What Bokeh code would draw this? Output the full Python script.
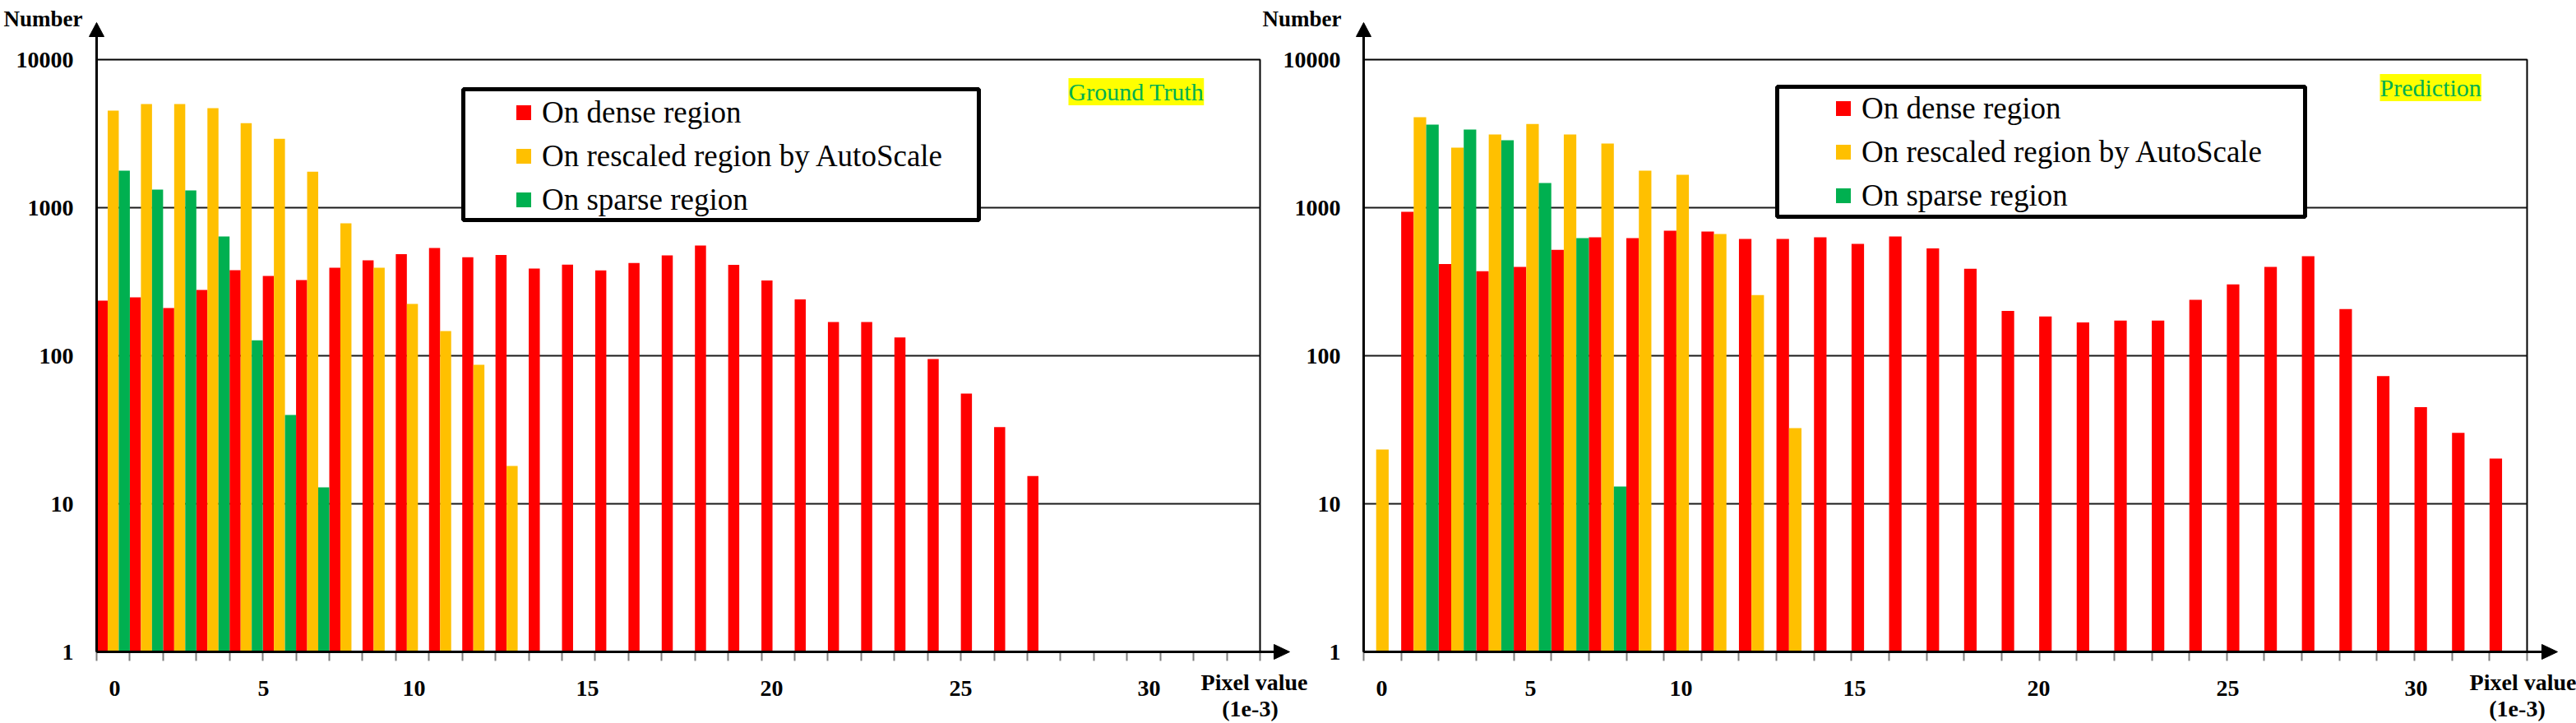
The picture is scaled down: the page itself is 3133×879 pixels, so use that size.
from bokeh.plotting import figure
from bokeh.layouts import row
from bokeh.models import (FixedTicker, PrintfTickFormatter, Label, BoxAnnotation, Legend,
                          LegendItem, Range1d)
from bokeh.core.properties import value
from bokeh.embed import file_html
from bokeh.resources import INLINE

# ---------------- data ----------------
series_names = ["On dense region", "On rescaled region by AutoScale", "On sparse region"]
series_colors = ["#FF0000", "#FFC000", "#00B050"]

# Ground Truth panel: 35 pixel-value bins (0..34)
gt_bins = 35
gt_dense = [236, 248, 210, 278, 378, 346, 324, 393, 441, 486, 534, 463, 479, 388, 412,
            377, 423, 476, 555, 411, 322, 240, 169, 169, 133, 95, 55.5, 33, 15.4]
gt_rescaled = [4520, 5010, 5010, 4700, 3720, 2920, 1750, 784, 393, 224, 147, 87, 18.0]
gt_sparse = [1780, 1325, 1309, 640, 127, 39.8, 12.9]

# Prediction panel: 31 pixel-value bins (0..30)
pr_bins = 31
pr_dense = [None, 938, 417, 372, 398, 519, 631, 622, 698, 690, 615, 615, 631, 570, 640,
            531, 387, 201, 184, 168, 173, 173, 239, 303, 398, 470, 207, 72.8, 45, 30.1, 20.2]
pr_rescaled = [23.3, 4080, 2545, 3120, 3670, 3120, 2710, 1778, 1668, 664, 257, 32.4]
pr_sparse = [None, 3640, 3370, 2855, 1469, 622, 13.1]

xtick_labels = ["0", "5", "10", "15", "20", "25", "30"]
ytick_values = [1, 10, 100, 1000, 10000]
y_title = "Number"
x_title = ["Pixel value", "(1e-3)"]

# ---------------- layout / style constants ----------------
FONT = "Liberation Serif"
FRAME_W, FRAME_H = 1415, 720
TOP_B, BOT_B = 72, 87
FIG_H = TOP_B + FRAME_H + BOT_B
DECADE_PX = FRAME_H / 4.0
BASE_Y = TOP_B + FRAME_H
xlabel_offsets_px = [22, 203, 386, 597, 821, 1051, 1280]


def make_panel(n, series, ax_x, fig_left, width, margin_left, tag, tag_px, box_px,
               leg_px, num_left, pv_cx, e3_cx, tip_x):
    cw = FRAME_W / n
    min_left = ax_x - fig_left
    min_right = width - min_left - FRAME_W

    def X(px):
        return (px - ax_x) / cw

    def Y(py):
        return 10 ** ((BASE_Y - py) / DECADE_PX)

    p = figure(width=width, height=FIG_H, x_range=Range1d(0, n), y_range=Range1d(1, 10000),
               y_axis_type="log", output_backend="svg", toolbar_location=None,
               min_border_left=min_left, min_border_right=min_right,
               min_border_top=TOP_B, min_border_bottom=BOT_B,
               border_fill_color=None, background_fill_color="white",
               outline_line_color="black", outline_line_width=2,
               margin=(0, 0, 0, margin_left))

    # y axis
    ya = p.yaxis[0]
    ya.ticker = FixedTicker(ticks=ytick_values)
    ya.formatter = PrintfTickFormatter(format="%d")
    ya.major_tick_out = 0
    ya.major_tick_in = 0
    ya.minor_tick_out = 0
    ya.minor_tick_in = 0
    ya.axis_line_color = None
    ya.major_label_standoff = 28
    ya.major_label_text_font = FONT
    ya.major_label_text_font_size = "28px"
    ya.major_label_text_font_style = "bold"
    ya.major_label_text_color = "black"

    # x axis: labels on major ticks, bin boundaries as minor ticks
    xa = p.xaxis[0]
    pos = [o / cw for o in xlabel_offsets_px]
    xa.ticker = FixedTicker(ticks=pos, minor_ticks=list(range(n + 1)))
    xa.major_label_overrides = {ps: lab for ps, lab in zip(pos, xtick_labels)}
    xa.major_tick_out = 0
    xa.major_tick_in = 0
    xa.major_tick_line_color = None
    xa.minor_tick_out = 11
    xa.minor_tick_in = 0
    xa.minor_tick_line_color = "#7f7f7f"
    xa.minor_tick_line_width = 2
    xa.axis_line_color = None
    xa.major_label_standoff = 24
    xa.major_label_text_font = FONT
    xa.major_label_text_font_size = "28px"
    xa.major_label_text_font_style = "bold"
    xa.major_label_text_color = "black"

    p.xgrid[0].visible = False
    p.ygrid[0].ticker = FixedTicker(ticks=ytick_values)
    p.ygrid[0].grid_line_color = "#1a1a1a"
    p.ygrid[0].grid_line_width = 2

    # bars
    legend_renderers = []
    for k, (vals, col) in enumerate(zip(series, series_colors)):
        xs = [i + (k + 0.5) / 3.0 for i, v in enumerate(vals) if v]
        tops = [v for v in vals if v]
        p.vbar(x=xs, width=1 / 3.0, bottom=1, top=tops, fill_color=col, line_color=None)
        # hidden square markers, used only for the legend swatches
        legend_renderers.append(p.scatter(x=xs, y=tops, marker="square", size=18,
                                          fill_color=col, line_color=None, visible=False))

    # axis lines with arrow heads (drawn unclipped, outside the frame)
    p.line(x=[0, 0], y=[1, Y(40)], line_color="black", line_width=3, level="overlay")
    p.line(x=[0, X(tip_x - 12)], y=[1, 1], line_color="black", line_width=3, level="overlay")
    hw = 9.0 / cw
    p.patch(x=[-hw, 0, hw], y=[Y(44), Y(27), Y(44)], fill_color="black",
            line_color="black", level="overlay")
    p.patch(x=[X(tip_x - 19), X(tip_x), X(tip_x - 19)],
            y=[Y(BASE_Y - 9), 1, Y(BASE_Y + 9)], fill_color="black",
            line_color="black", level="overlay")

    # legend frame + legend
    p.add_layout(BoxAnnotation(left=X(box_px[0]), right=X(box_px[1]),
                               top=Y(box_px[2]), bottom=Y(box_px[3]),
                               fill_color="white", fill_alpha=1.0,
                               line_color="black", line_alpha=1.0, line_width=5))
    items = [LegendItem(label=name, renderers=[r])
             for name, r in zip(series_names, legend_renderers)]
    leg = Legend(items=items, location=(leg_px[0] - ax_x, BASE_Y - leg_px[1]),
                 glyph_width=45, glyph_height=45, label_height=45, label_standoff=-6,
                 spacing=8, padding=0, margin=0, border_line_color=None,
                 background_fill_alpha=0, label_text_font=FONT,
                 label_text_font_size="37px", label_text_color="black")
    p.add_layout(leg)

    # panel tag
    p.add_layout(Label(x=X(tag_px[0]), y=Y(tag_px[1]), text=tag, text_align="left",
                       text_baseline="middle", text_font=FONT, text_font_size="30px",
                       text_color="#00B050", background_fill_color="#FFFF00"))

    # axis titles (outside the frame, drawn unclipped)
    p.text(x=[X(num_left)], y=[Y(22)], text=[y_title], text_align="left",
           text_baseline="alphabetic", text_font=value(FONT), text_font_size="27px",
           text_font_style="bold", text_color="black", level="overlay")
    p.text(x=[X(pv_cx), X(e3_cx)], y=[Y(829), Y(861)], text=x_title, text_align="center",
           text_baseline="middle", text_font=value(FONT), text_font_size="28px",
           text_font_style="bold", text_color="black", level="overlay")
    return p


p1 = make_panel(gt_bins, [gt_dense, gt_rescaled, gt_sparse], ax_x=117, fig_left=0,
                width=1600, margin_left=0, tag="Ground Truth", tag_px=(1299, 111),
                box_px=(563, 1190, 108, 267), leg_px=(614, 264.5), num_left=4,
                pv_cx=1525, e3_cx=1520, tip_x=1568)
p2 = make_panel(pr_bins, [pr_dense, pr_rescaled, pr_sparse], ax_x=1658, fig_left=1530,
                width=1603, margin_left=-70, tag="Prediction", tag_px=(2894, 106),
                box_px=(2161, 2803, 105, 263), leg_px=(2219, 259.5), num_left=1535,
                pv_cx=3068, e3_cx=3061, tip_x=3110)

layout = row(p1, p2)
open("out.html", "w").write(file_html(layout, INLINE))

Objective
Return only the stretch of the material above from the line holding "The picture is" through the line holding "from bokeh.resources import INLINE", copied exactly.

Answer to this problem
The picture is scaled down: the page itself is 3133×879 pixels, so use that size.
from bokeh.plotting import figure
from bokeh.layouts import row
from bokeh.models import (FixedTicker, PrintfTickFormatter, Label, BoxAnnotation, Legend,
                          LegendItem, Range1d)
from bokeh.core.properties import value
from bokeh.embed import file_html
from bokeh.resources import INLINE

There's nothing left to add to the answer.